Folha - Faltou coragem a Lula?
Plínio -
Não trabalho com essa variável: coragem. Eu uso: não fez, está cercado, não fez, aceitou uma política de "confidence building". Acho que ele ficou com medo da repercussão de uma política mais resistente às pressões externas e às pressões internas.

Folha - O que o sr. acha da política de alianças aplicada por ele?
Plínio -
Um desastre. Você imagine ter de chamar o Roberto Jefferson de companheiro.

Folha - E dizer que assinava um cheque em branco para ele, não é?
Plínio -
É barbaridade, não é? Ele tem o apoio popular, mas não sabe até onde vai esse apoio.

Folha - Fernando Henrique usou melhor o seu capital eleitoral?
Plínio -
Há uma diferença brutal entre nadar a favor da maré e contra a maré. O Fernando Henrique nadou a favor da maré. Ele nadou para os ricos e para os poderosos de fora: EUA etc.. Bom, aí é fácil...

Folha - Mas e o Lula?
Plínio -
Pois é. A alternativa autêntica do Lula era nadar contra a maré. E isso ele não quis fazer. Ele preferiu ficar dentro da maré procurando atender ao povo... Inegavelmente ele procurou atender mais ao povo. Não reprimiu movimentos, melhorou a assistência social, tem uma postura muito menos arrogante que a de FHC. Ele tem uma postura populacheira boa, que o povo gosta. É inegável. Mas tudo dentro da correnteza. Ele vai para os lugares mais favoráveis dentro da correnteza e, a meu ver, o PT é contra a correnteza. O PT é um partido socialista.

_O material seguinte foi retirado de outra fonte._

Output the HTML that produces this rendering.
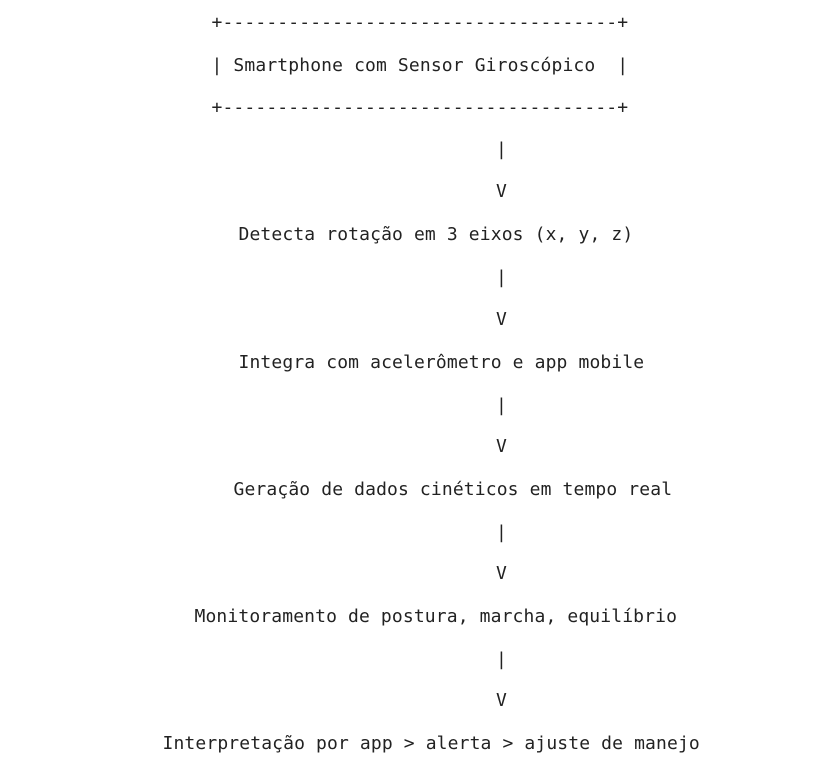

Folha - O sr. acha que a sua candidatura é uma candidatura para ganhar ou para valer?
Plínio -
Só faço candidatura para valer. Se ganhar, ganhou; se não ganhar, valeu. De modo que nunca sou derrotado. Sou um eterno perdedor de eleições. Tenho mais derrotas do que vitórias. Mas eu não me considero um perdedor de jeito nenhum, porque eu só faço campanha para valer.